STORED RECORDS:
_ _ _ _ _

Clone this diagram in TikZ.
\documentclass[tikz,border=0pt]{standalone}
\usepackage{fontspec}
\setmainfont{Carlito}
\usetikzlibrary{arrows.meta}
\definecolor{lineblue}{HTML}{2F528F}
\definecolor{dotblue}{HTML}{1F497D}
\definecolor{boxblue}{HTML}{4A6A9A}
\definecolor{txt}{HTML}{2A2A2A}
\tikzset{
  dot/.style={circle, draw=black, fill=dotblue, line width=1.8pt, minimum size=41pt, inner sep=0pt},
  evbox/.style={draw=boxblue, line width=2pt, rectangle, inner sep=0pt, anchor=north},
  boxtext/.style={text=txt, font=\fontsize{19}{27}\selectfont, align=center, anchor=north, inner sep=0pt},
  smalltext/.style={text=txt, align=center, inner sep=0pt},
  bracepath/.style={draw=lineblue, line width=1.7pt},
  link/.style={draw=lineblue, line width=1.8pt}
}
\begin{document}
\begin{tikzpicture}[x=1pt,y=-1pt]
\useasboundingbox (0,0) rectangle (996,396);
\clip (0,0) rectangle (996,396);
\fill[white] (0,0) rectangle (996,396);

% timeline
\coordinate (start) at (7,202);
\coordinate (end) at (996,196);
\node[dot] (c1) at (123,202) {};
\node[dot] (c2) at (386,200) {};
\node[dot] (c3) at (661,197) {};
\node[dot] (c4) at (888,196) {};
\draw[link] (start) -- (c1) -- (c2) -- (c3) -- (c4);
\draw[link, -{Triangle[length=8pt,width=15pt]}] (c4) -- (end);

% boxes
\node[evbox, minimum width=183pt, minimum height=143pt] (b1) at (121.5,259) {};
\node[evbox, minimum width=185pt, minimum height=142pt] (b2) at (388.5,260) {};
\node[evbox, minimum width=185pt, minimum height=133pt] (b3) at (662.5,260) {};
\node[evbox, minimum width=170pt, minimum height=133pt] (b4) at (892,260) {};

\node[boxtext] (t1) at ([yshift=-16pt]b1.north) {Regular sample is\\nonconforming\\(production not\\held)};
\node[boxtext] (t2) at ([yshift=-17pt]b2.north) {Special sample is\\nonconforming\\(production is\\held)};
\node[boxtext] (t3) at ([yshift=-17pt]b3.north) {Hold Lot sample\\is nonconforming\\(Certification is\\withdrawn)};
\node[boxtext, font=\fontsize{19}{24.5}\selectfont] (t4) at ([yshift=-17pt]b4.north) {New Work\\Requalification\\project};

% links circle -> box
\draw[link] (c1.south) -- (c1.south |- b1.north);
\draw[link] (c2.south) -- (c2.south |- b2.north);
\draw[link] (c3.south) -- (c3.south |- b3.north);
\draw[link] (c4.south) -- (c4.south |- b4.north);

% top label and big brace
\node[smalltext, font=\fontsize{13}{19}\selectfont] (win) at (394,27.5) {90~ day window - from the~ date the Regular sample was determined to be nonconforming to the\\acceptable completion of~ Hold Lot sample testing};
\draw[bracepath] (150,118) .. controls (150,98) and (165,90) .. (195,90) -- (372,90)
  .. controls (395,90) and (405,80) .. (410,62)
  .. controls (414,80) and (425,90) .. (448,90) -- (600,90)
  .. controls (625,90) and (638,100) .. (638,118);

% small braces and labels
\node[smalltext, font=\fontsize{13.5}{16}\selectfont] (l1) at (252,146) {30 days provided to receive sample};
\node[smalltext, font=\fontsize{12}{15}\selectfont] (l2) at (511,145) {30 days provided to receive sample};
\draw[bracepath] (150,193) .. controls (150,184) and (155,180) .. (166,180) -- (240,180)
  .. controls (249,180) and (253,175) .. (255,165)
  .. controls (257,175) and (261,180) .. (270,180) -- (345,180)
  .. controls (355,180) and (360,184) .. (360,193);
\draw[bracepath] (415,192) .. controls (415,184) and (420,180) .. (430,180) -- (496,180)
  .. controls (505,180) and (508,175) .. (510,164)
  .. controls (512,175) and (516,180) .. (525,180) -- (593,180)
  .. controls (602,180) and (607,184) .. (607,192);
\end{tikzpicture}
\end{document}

_ _ _ _ _

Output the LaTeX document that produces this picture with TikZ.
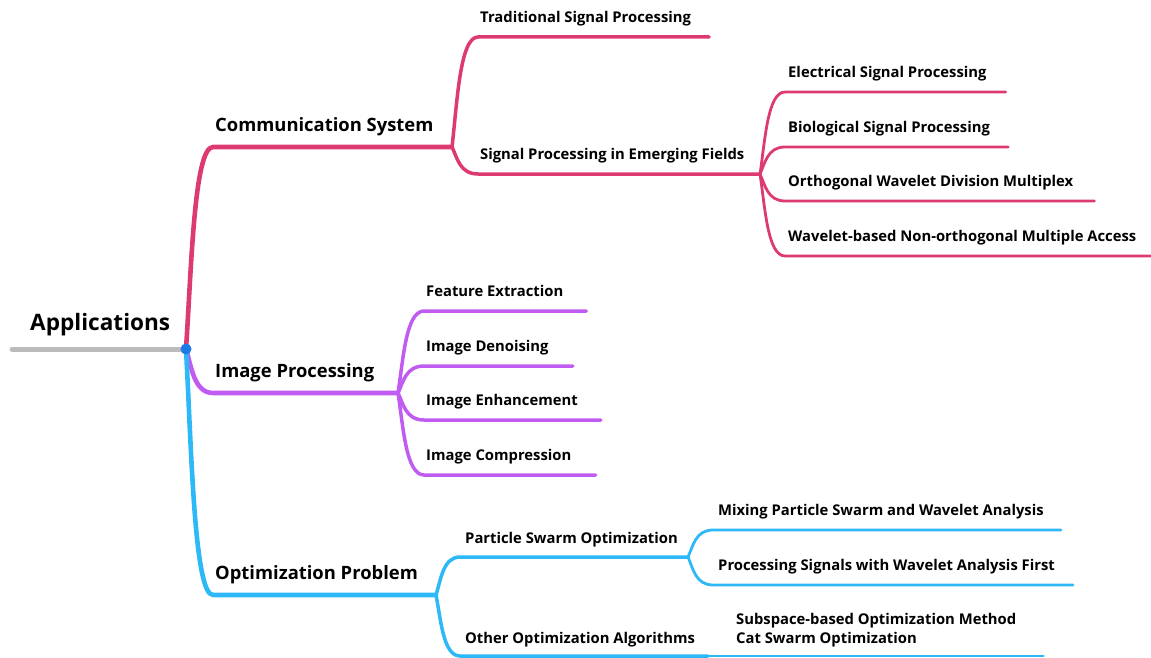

_ _ _ _ _

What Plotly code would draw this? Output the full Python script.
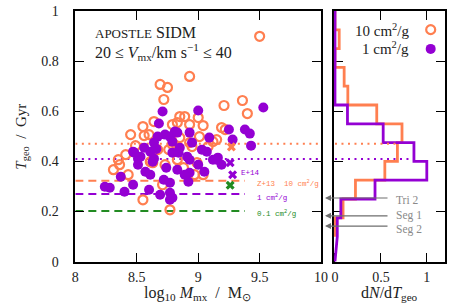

_ _ _ _ _

TASK DETAILS: Extract the lines from the line with "Clone this diagram in TikZ." to the line with "(c4) -- (end);", inclusive, reproducing them exactly and leaving out every other line.

RESPONSE:
Clone this diagram in TikZ.
\documentclass[tikz,border=0pt]{standalone}
\usepackage{fontspec}
\setmainfont{Carlito}
\usetikzlibrary{arrows.meta}
\definecolor{lineblue}{HTML}{2F528F}
\definecolor{dotblue}{HTML}{1F497D}
\definecolor{boxblue}{HTML}{4A6A9A}
\definecolor{txt}{HTML}{2A2A2A}
\tikzset{
  dot/.style={circle, draw=black, fill=dotblue, line width=1.8pt, minimum size=41pt, inner sep=0pt},
  evbox/.style={draw=boxblue, line width=2pt, rectangle, inner sep=0pt, anchor=north},
  boxtext/.style={text=txt, font=\fontsize{19}{27}\selectfont, align=center, anchor=north, inner sep=0pt},
  smalltext/.style={text=txt, align=center, inner sep=0pt},
  bracepath/.style={draw=lineblue, line width=1.7pt},
  link/.style={draw=lineblue, line width=1.8pt}
}
\begin{document}
\begin{tikzpicture}[x=1pt,y=-1pt]
\useasboundingbox (0,0) rectangle (996,396);
\clip (0,0) rectangle (996,396);
\fill[white] (0,0) rectangle (996,396);

% timeline
\coordinate (start) at (7,202);
\coordinate (end) at (996,196);
\node[dot] (c1) at (123,202) {};
\node[dot] (c2) at (386,200) {};
\node[dot] (c3) at (661,197) {};
\node[dot] (c4) at (888,196) {};
\draw[link] (start) -- (c1) -- (c2) -- (c3) -- (c4);
\draw[link, -{Triangle[length=8pt,width=15pt]}] (c4) -- (end);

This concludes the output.